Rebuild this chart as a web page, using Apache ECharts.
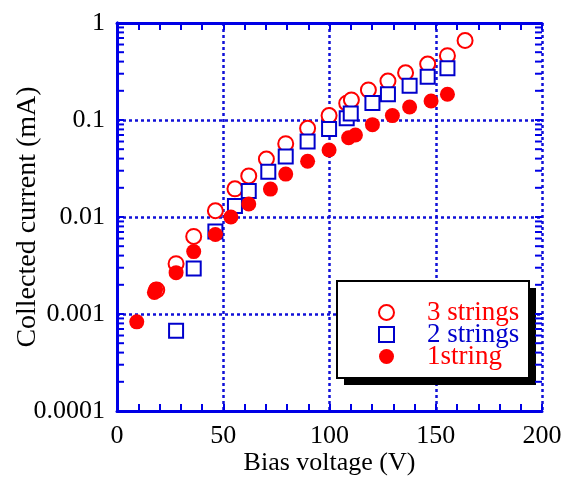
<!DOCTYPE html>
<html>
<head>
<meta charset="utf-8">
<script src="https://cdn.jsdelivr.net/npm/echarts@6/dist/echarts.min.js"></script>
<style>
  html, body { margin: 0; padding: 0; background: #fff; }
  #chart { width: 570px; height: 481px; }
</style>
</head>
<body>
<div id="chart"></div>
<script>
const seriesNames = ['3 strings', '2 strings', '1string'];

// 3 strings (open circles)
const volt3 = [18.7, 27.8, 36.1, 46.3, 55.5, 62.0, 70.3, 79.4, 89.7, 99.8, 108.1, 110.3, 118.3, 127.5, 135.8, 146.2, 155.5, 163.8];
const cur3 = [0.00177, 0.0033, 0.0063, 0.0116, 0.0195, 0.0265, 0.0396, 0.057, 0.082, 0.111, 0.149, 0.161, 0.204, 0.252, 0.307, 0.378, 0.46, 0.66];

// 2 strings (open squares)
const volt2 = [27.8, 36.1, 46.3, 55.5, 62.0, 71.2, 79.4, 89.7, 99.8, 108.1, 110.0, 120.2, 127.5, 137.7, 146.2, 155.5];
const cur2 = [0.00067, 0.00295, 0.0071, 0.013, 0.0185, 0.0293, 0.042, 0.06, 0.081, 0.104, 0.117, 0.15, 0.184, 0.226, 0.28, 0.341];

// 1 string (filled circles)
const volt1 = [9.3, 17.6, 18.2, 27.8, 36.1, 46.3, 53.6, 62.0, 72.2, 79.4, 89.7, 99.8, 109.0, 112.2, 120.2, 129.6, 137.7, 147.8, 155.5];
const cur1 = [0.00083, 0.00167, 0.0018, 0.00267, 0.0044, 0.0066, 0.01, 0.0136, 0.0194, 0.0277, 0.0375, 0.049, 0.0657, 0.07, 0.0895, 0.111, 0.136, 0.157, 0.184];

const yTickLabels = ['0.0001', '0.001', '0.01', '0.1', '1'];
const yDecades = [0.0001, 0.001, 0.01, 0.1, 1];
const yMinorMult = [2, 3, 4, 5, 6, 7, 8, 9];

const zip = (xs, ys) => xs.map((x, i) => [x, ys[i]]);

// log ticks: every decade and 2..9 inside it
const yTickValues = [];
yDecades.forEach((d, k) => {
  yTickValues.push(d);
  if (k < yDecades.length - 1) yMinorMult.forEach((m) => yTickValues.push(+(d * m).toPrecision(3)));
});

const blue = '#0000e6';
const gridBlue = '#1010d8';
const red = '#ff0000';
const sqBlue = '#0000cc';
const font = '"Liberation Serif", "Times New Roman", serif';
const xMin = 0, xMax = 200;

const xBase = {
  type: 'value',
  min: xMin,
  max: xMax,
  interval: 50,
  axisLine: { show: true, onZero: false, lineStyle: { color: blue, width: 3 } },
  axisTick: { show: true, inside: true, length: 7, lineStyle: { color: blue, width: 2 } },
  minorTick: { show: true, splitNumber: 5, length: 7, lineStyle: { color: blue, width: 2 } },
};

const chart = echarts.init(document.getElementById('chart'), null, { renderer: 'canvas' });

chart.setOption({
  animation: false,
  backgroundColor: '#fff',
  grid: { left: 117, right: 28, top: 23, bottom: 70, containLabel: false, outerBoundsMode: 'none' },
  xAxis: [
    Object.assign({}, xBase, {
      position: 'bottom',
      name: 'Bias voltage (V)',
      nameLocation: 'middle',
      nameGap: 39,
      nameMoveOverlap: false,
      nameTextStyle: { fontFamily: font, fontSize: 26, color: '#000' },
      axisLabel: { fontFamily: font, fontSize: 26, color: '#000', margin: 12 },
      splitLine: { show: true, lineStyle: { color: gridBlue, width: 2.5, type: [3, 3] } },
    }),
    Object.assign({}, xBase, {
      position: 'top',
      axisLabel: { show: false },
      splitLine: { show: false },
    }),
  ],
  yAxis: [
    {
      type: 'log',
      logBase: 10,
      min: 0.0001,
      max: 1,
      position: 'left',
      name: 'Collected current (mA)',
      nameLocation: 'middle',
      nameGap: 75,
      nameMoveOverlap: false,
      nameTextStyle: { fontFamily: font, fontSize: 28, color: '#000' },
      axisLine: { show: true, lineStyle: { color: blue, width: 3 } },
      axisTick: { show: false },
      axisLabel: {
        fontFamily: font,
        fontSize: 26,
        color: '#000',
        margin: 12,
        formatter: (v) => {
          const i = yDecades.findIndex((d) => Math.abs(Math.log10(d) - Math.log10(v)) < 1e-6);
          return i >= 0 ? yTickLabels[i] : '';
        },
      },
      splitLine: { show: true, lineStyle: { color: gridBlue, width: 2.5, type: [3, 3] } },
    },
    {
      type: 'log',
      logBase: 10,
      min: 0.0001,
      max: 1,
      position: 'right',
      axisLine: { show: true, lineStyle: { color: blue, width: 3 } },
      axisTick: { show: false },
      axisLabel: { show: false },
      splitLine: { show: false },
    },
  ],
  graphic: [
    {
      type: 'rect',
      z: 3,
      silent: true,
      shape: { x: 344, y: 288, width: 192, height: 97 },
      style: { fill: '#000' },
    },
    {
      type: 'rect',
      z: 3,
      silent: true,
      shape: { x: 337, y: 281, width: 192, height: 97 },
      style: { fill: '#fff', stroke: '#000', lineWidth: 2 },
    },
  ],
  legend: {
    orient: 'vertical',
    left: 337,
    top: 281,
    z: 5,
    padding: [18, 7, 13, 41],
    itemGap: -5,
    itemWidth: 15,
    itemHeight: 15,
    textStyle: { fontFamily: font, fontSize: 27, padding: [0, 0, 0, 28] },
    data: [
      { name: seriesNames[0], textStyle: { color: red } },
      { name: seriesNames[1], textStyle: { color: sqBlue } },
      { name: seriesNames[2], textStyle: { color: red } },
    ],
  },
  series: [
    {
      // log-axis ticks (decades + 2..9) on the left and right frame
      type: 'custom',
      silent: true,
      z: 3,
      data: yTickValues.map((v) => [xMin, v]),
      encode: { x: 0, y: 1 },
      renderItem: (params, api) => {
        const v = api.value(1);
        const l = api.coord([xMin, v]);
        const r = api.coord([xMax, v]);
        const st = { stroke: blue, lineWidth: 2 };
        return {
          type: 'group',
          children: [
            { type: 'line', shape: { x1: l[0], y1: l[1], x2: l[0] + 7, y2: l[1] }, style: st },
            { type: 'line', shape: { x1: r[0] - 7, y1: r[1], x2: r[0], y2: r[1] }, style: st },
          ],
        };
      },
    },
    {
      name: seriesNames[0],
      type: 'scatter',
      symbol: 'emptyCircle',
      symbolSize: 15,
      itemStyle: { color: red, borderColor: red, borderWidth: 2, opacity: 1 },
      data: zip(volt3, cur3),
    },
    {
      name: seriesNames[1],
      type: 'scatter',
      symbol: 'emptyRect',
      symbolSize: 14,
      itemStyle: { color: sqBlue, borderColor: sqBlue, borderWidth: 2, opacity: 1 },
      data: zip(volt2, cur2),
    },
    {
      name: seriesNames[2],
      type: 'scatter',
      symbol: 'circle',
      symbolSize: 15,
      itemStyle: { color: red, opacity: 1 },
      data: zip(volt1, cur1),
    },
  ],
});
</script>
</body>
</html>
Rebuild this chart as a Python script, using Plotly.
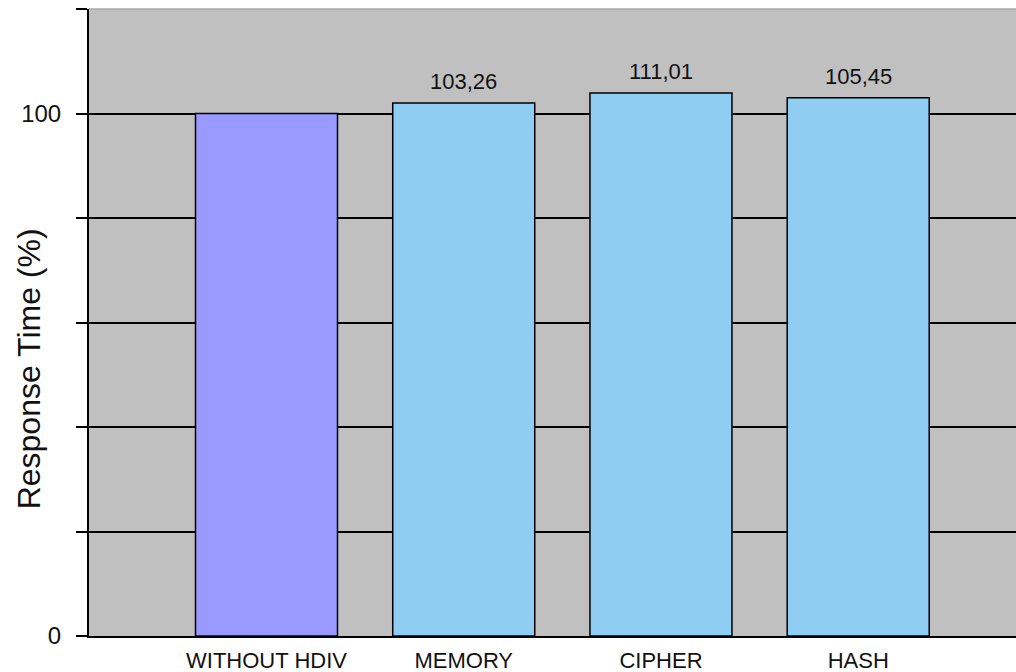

SHORT TASK — Go from the first line of the listing to the line holding "const seriesNames = ['3" and, please, transcribe those lines exactly, both included, with no pictures.

EXERCISE OUTPUT —
Rebuild this chart as a web page, using Apache ECharts.
<!DOCTYPE html>
<html>
<head>
<meta charset="utf-8">
<script src="https://cdn.jsdelivr.net/npm/echarts@6/dist/echarts.min.js"></script>
<style>
  html, body { margin: 0; padding: 0; background: #fff; }
  #chart { width: 570px; height: 481px; }
</style>
</head>
<body>
<div id="chart"></div>
<script>
const seriesNames = ['3 strings', '2 strings', '1string'];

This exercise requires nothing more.